People around Arkansas debated about “campus carry” for months before it was passed into law. Now they have a better sense of what they must do to get an enhanced concealed handgun permit.

Draft rules published by the Arkansas State Police prescribe eight hours of training for applicants, and testing for all registered firearms instructors. Classes will likely be offered beginning in January or February
Jacob Medler, a student at University of Central Arkansas, said he would apply for the enhancement to his concealed carry license as soon as he could.

“I feel safe at UCA, and I think campus security does a great job,” he said, “but, you know, they can’t be everywhere at once.”

The Arkansas State Police was given 120 days after the effective date of the law—which was September 1—to create a training program for the enhanced permit, which allows holders to carry handguns on college campuses, in bars, inside the State Capitol, and other locations. Certified instructors were just notified about the requirements Monday.

“I don’t know that any of us really knew what to expect, other than it was going to be some classroom time and some range time,” said Nathan House, an instructor and the general manager of Arkansas Armory. “I think it’s a—at least at first reading—it looks like a pretty good program that they’ve thought through.”

The classroom work will include lessons about how to react to active shooters and terror attacks, how to respond to police officers in those situations, and the punishments for improper use of a firearm. The enhancement will renew automatically, but only if the holder passes the test every five years to renew the concealed carry license.

“Anybody who carries and has went through the concealed carry training, they know that you don’t use it for offensive, it’s for defensive purposes only,” Medler stated. “If you ever have the thought where you think, ‘hey, do I need my gun right now?’ You don’t need it. You know, it needs to be, the situation will arise. You’ll know you need it.”

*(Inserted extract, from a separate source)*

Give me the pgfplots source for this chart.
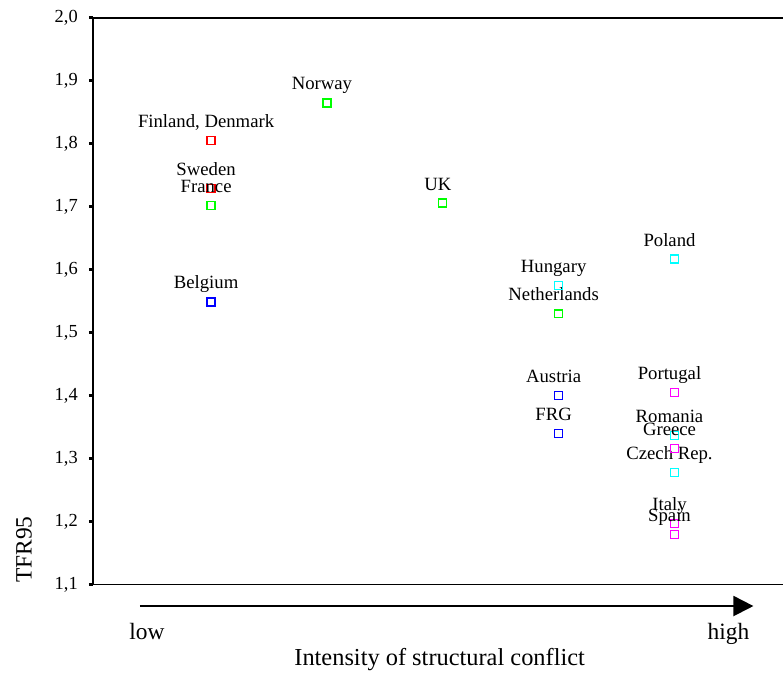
\documentclass[border=0pt]{standalone}
\usepackage{pgfplots}
\pgfplotsset{compat=1.18}
\usepackage{fontspec}
\setmainfont{Liberation Serif}
\usetikzlibrary{arrows.meta,calc}

\definecolor{pRed}{RGB}{255,0,0}
\definecolor{pGreen}{RGB}{0,255,0}
\definecolor{pBlue}{RGB}{0,0,255}
\definecolor{pCyan}{RGB}{0,255,255}
\definecolor{pMagenta}{RGB}{255,0,255}

\pgfplotsset{
  country/.style={only marks, mark=square, mark size=4bp,
    mark options={draw=#1, line width=1.3bp}},
}

\begin{document}
\begin{tikzpicture}[x=1bp,y=1bp]
\begin{axis}[
  scale only axis,
  width=691bp, height=567bp,
  xmin=-0.02, xmax=5.94,
  ymin=1.1, ymax=2.0,
  axis x line*=box, axis y line*=left,
  axis line style={line width=1.2bp, black},
  xtick=\empty,
  ytick={1.1,1.2,1.3,1.4,1.5,1.6,1.7,1.8,1.9,2.0},
  ytick pos=left,
  tick align=outside,
  major tick length=4bp,
  tick style={line width=3bp, black},
  yticklabel style={font=\fontsize{18.5}{20}\selectfont, inner sep=0pt, xshift=-11bp,
    /pgf/number format/.cd, use comma, fixed, fixed zerofill, precision=1,
    assume math mode=true},
  clip=false,
  nodes near coords,
  point meta=explicit symbolic,
  every node near coord/.append style={anchor=base, yshift=13bp, xshift=-5bp,
    inner sep=0pt, text=black, font=\fontsize{18.8}{20}\selectfont},
]
\addplot[country=pRed] coordinates {
  (1,1.805) [Finland, Denmark]
  (1,1.729) [Sweden]
};
\addplot[country=pGreen] coordinates {
  (2,1.865) [Norway]
  (1,1.702) [France]
  (3,1.706) [UK]
  (4,1.530) [Netherlands]
};
\addplot[country=pBlue] coordinates {
  (1,1.549) [Belgium]
  (4,1.400) [Austria]
  (4,1.340) [FRG]
};
\addplot[country=pCyan] coordinates {
  (5,1.617) [Poland]
  (4,1.575) [Hungary]
  (5,1.337) [Romania]
  (5,1.278) [Czech Rep.]
};
\addplot[country=pMagenta] coordinates {
  (5,1.405) [Portugal]
  (5,1.316) [Greece]
  (5,1.197) [Italy]
  (5,1.179) [Spain]
};
\coordinate (SW) at (rel axis cs:0,0);
\coordinate (NE) at (rel axis cs:1,1);
\end{axis}
\draw[line width=2bp, -{Triangle[length=20bp,width=20bp]}]
  ($(SW)+(47,-21.5)$) -- ($(SW)+(661,-21.5)$);
\node[anchor=base, inner sep=0pt, font=\fontsize{23.5}{25}\selectfont] at ($(SW)+(54,-55)$) {low};
\node[anchor=base, inner sep=0pt, font=\fontsize{23.5}{25}\selectfont] at ($(SW)+(636,-55)$) {high};
\node[anchor=base, inner sep=0pt, font=\fontsize{24.5}{26}\selectfont] at ($(SW)+(347,-81)$) {Intensity of structural conflict};
\node[rotate=90, inner sep=0pt, font=\fontsize{23.5}{25}\selectfont] at ($(SW)+(-69,35)$) {TFR95};
\path ($(SW)+(-93,-90)$) rectangle ($(NE)+(0,18)$);
\end{tikzpicture}
\end{document}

Instructors will also have to pass a test from the state police within the first three months after the rules are approved, demonstrating their knowledge of the new law. If they do not take the test, or fail it, they will lose their registration to teach any kind of firearms class.

“No one ever likes to be put under pressure that you’re gonna be forced to take a test again. But at the end of the day, we need to know this material because we’re gonna be the ones standing there in front of people and teaching it. So, I don’t really have a problem with it. We just need to hit the books and be prepared to take those tests, if we’re going to keep our certification.”

Medler says, if a gunman decides to attack UCA, he would not try to play the hero. He would rather have campus and city police officers take care of the situation. But he claims he will still feel safer knowing that he can be armed soon, too.

“I’d be staying in the classroom,” he explained, “hiding behind the locked door with the rest of the students. But in the event that that shooter was to come through that door I would want to have something besides a notebook to throw at him. You know, because at the end of the day, I’ve got a beautiful wife and two children I want to come home to every night.”

The Arkansas State Police is accepting public comments about the proposed rules. People may send in written comments until Nov. 10, and there will be an open meeting for spoken comments at 10 a.m.. Oct. 31.

House said there are a couple details in the proposed rules that are missing. One is that the rules state an applicant may have three tries to qualify on the range, and if s/he fails, the instructor may not give them a new test for six months. The rules do not, however, state if the applicant can go to a new instructor within that time limit.

He also found a problem with the scoring system. “In the course of fire that’s listed, it talks about the number of rounds that you need to shoot and the distances they need to be shot at, and how much time is involved,” he said. “But I haven’t read anything in there about a particular target that’s needed. So, does it need 35 out of 50 hits on a piece of 8.5x11 paper, or does it, can we stretch a piece of butcher paper across the entire range and call it good?”

More important to House than any omission is the timing of the publication of the proposed rules.

“What’s clear to me,” he stated, “is that the State Police is getting this information two and half months ahead of schedule, in essence. And they’re opening it up to public comment. That means that they’re trying to take as many people as partners in this, and that they’re not trying to go it alone. And I think that’s a really good approach.”